Copy out the listing in full, exactly as written, but not its pictures.
::::::
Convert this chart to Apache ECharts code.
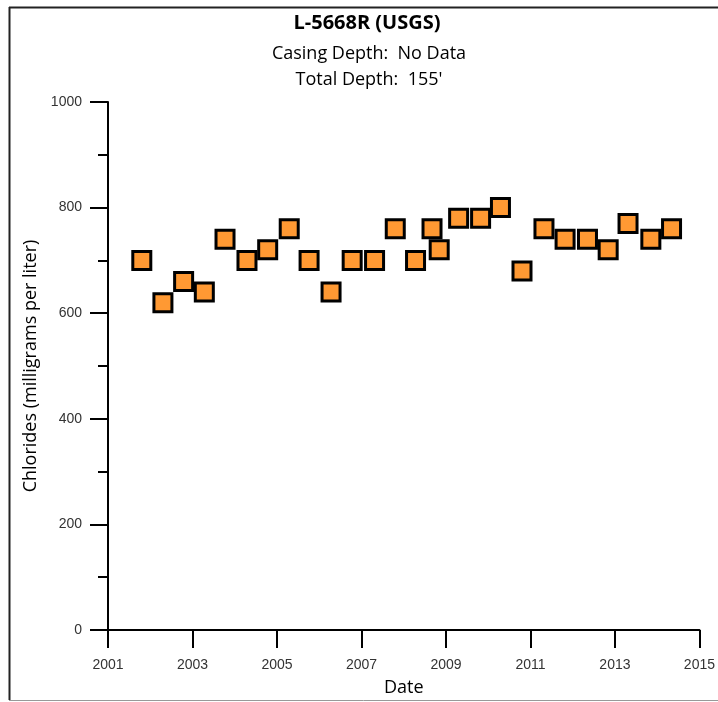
<!DOCTYPE html>
<html>
<head>
<meta charset="utf-8">
<script src="https://cdn.jsdelivr.net/npm/echarts@6/dist/echarts.min.js"></script>
<style>html,body{margin:0;padding:0;background:#fff;}#c{width:718px;height:702px;}</style>
</head>
<body>
<div id="c"></div>
<script>
const titleText = 'L-5668R (USGS)';
const subtitleLines = ['Casing Depth:  No Data', "Total Depth:  155'"];
const xAxisName = 'Date';
const yAxisName = 'Chlorides (milligrams per liter)';
const sampleDates = [2001.80, 2002.30, 2002.79, 2003.28, 2003.77, 2004.29, 2004.78, 2005.29, 2005.76,
  2006.28, 2006.78, 2007.31, 2007.80, 2008.28, 2008.67, 2008.84, 2009.30, 2009.82, 2010.29,
  2010.80, 2011.32, 2011.82, 2012.35, 2012.84, 2013.31, 2013.85, 2014.34];
const chlorides = [700, 620, 660, 640, 740, 700, 720, 760, 700,
  640, 700, 700, 760, 700, 760, 720, 780, 780, 800,
  680, 760, 740, 740, 720, 770, 740, 760];

const chart = echarts.init(document.getElementById('c'), null, {renderer: 'canvas'});
const points = sampleDates.map((d, i) => [d, chlorides[i]]);
chart.setOption({
  animation: false,
  backgroundColor: '#fff',
  title: [
    {text: titleText, left: 362, top: 8, textAlign: 'center',
     textStyle: {fontFamily: 'Open Sans', fontWeight: 'bold', fontSize: 20, color: '#000'}},
    {text: subtitleLines.join('\n'), left: 364, top: 36, textAlign: 'center',
     textStyle: {fontFamily: 'Open Sans', fontWeight: 'normal', fontSize: 18, lineHeight: 26, color: '#000'}}
  ],
  graphic: [
    {type: 'line', shape: {x1: 9.5, y1: 7, x2: 9.5, y2: 700}, style: {stroke: '#222', lineWidth: 2}},
    {type: 'line', shape: {x1: 9, y1: 7.5, x2: 718, y2: 7.5}, style: {stroke: '#222', lineWidth: 2}},
    {type: 'line', shape: {x1: 9, y1: 700.5, x2: 718, y2: 700.5}, style: {stroke: '#999', lineWidth: 1}}
  ],
  grid: {left: 108, right: 17, top: 102, bottom: 68, containLabel: false},
  xAxis: {
    type: 'value', min: 2001, max: 2015, interval: 2,
    name: xAxisName, nameLocation: 'middle', nameGap: 49,
    nameTextStyle: {fontFamily: 'Open Sans', fontSize: 18, color: '#000'},
    axisLine: {show: true, onZero: false, lineStyle: {color: '#000', width: 2}},
    axisTick: {show: true, inside: false, length: 18, lineStyle: {color: '#000', width: 2}},
    axisLabel: {margin: 28, fontFamily: 'Liberation Sans', fontSize: 14, color: '#333', formatter: v => String(v)},
    splitLine: {show: false}
  },
  yAxis: {
    type: 'value', min: 0, max: 1000, interval: 200,
    name: yAxisName, nameLocation: 'middle', nameGap: 68,
    nameTextStyle: {fontFamily: 'Open Sans', fontSize: 18, color: '#000'},
    axisLine: {show: true, lineStyle: {color: '#000', width: 2}},
    axisTick: {show: true, inside: false, length: 18, lineStyle: {color: '#000', width: 2}},
    minorTick: {show: true, splitNumber: 2, length: 10, lineStyle: {color: '#000', width: 2}},
    axisLabel: {margin: 26, fontFamily: 'Liberation Sans', fontSize: 14, color: '#333', formatter: v => String(v)},
    splitLine: {show: false}
  },
  series: [{
    type: 'scatter',
    data: points,
    symbol: 'rect',
    symbolSize: 18,
    itemStyle: {color: '#FF9933', borderColor: '#000', borderWidth: 3, opacity: 1}
  }]
});
</script>
</body>
</html>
::::::
Full solution:
Convert this chart to Apache ECharts code.
<!DOCTYPE html>
<html>
<head>
<meta charset="utf-8">
<script src="https://cdn.jsdelivr.net/npm/echarts@6/dist/echarts.min.js"></script>
<style>html,body{margin:0;padding:0;background:#fff;}#c{width:718px;height:702px;}</style>
</head>
<body>
<div id="c"></div>
<script>
const titleText = 'L-5668R (USGS)';
const subtitleLines = ['Casing Depth:  No Data', "Total Depth:  155'"];
const xAxisName = 'Date';
const yAxisName = 'Chlorides (milligrams per liter)';
const sampleDates = [2001.80, 2002.30, 2002.79, 2003.28, 2003.77, 2004.29, 2004.78, 2005.29, 2005.76,
  2006.28, 2006.78, 2007.31, 2007.80, 2008.28, 2008.67, 2008.84, 2009.30, 2009.82, 2010.29,
  2010.80, 2011.32, 2011.82, 2012.35, 2012.84, 2013.31, 2013.85, 2014.34];
const chlorides = [700, 620, 660, 640, 740, 700, 720, 760, 700,
  640, 700, 700, 760, 700, 760, 720, 780, 780, 800,
  680, 760, 740, 740, 720, 770, 740, 760];

const chart = echarts.init(document.getElementById('c'), null, {renderer: 'canvas'});
const points = sampleDates.map((d, i) => [d, chlorides[i]]);
chart.setOption({
  animation: false,
  backgroundColor: '#fff',
  title: [
    {text: titleText, left: 362, top: 8, textAlign: 'center',
     textStyle: {fontFamily: 'Open Sans', fontWeight: 'bold', fontSize: 20, color: '#000'}},
    {text: subtitleLines.join('\n'), left: 364, top: 36, textAlign: 'center',
     textStyle: {fontFamily: 'Open Sans', fontWeight: 'normal', fontSize: 18, lineHeight: 26, color: '#000'}}
  ],
  graphic: [
    {type: 'line', shape: {x1: 9.5, y1: 7, x2: 9.5, y2: 700}, style: {stroke: '#222', lineWidth: 2}},
    {type: 'line', shape: {x1: 9, y1: 7.5, x2: 718, y2: 7.5}, style: {stroke: '#222', lineWidth: 2}},
    {type: 'line', shape: {x1: 9, y1: 700.5, x2: 718, y2: 700.5}, style: {stroke: '#999', lineWidth: 1}}
  ],
  grid: {left: 108, right: 17, top: 102, bottom: 68, containLabel: false},
  xAxis: {
    type: 'value', min: 2001, max: 2015, interval: 2,
    name: xAxisName, nameLocation: 'middle', nameGap: 49,
    nameTextStyle: {fontFamily: 'Open Sans', fontSize: 18, color: '#000'},
    axisLine: {show: true, onZero: false, lineStyle: {color: '#000', width: 2}},
    axisTick: {show: true, inside: false, length: 18, lineStyle: {color: '#000', width: 2}},
    axisLabel: {margin: 28, fontFamily: 'Liberation Sans', fontSize: 14, color: '#333', formatter: v => String(v)},
    splitLine: {show: false}
  },
  yAxis: {
    type: 'value', min: 0, max: 1000, interval: 200,
    name: yAxisName, nameLocation: 'middle', nameGap: 68,
    nameTextStyle: {fontFamily: 'Open Sans', fontSize: 18, color: '#000'},
    axisLine: {show: true, lineStyle: {color: '#000', width: 2}},
    axisTick: {show: true, inside: false, length: 18, lineStyle: {color: '#000', width: 2}},
    minorTick: {show: true, splitNumber: 2, length: 10, lineStyle: {color: '#000', width: 2}},
    axisLabel: {margin: 26, fontFamily: 'Liberation Sans', fontSize: 14, color: '#333', formatter: v => String(v)},
    splitLine: {show: false}
  },
  series: [{
    type: 'scatter',
    data: points,
    symbol: 'rect',
    symbolSize: 18,
    itemStyle: {color: '#FF9933', borderColor: '#000', borderWidth: 3, opacity: 1}
  }]
});
</script>
</body>
</html>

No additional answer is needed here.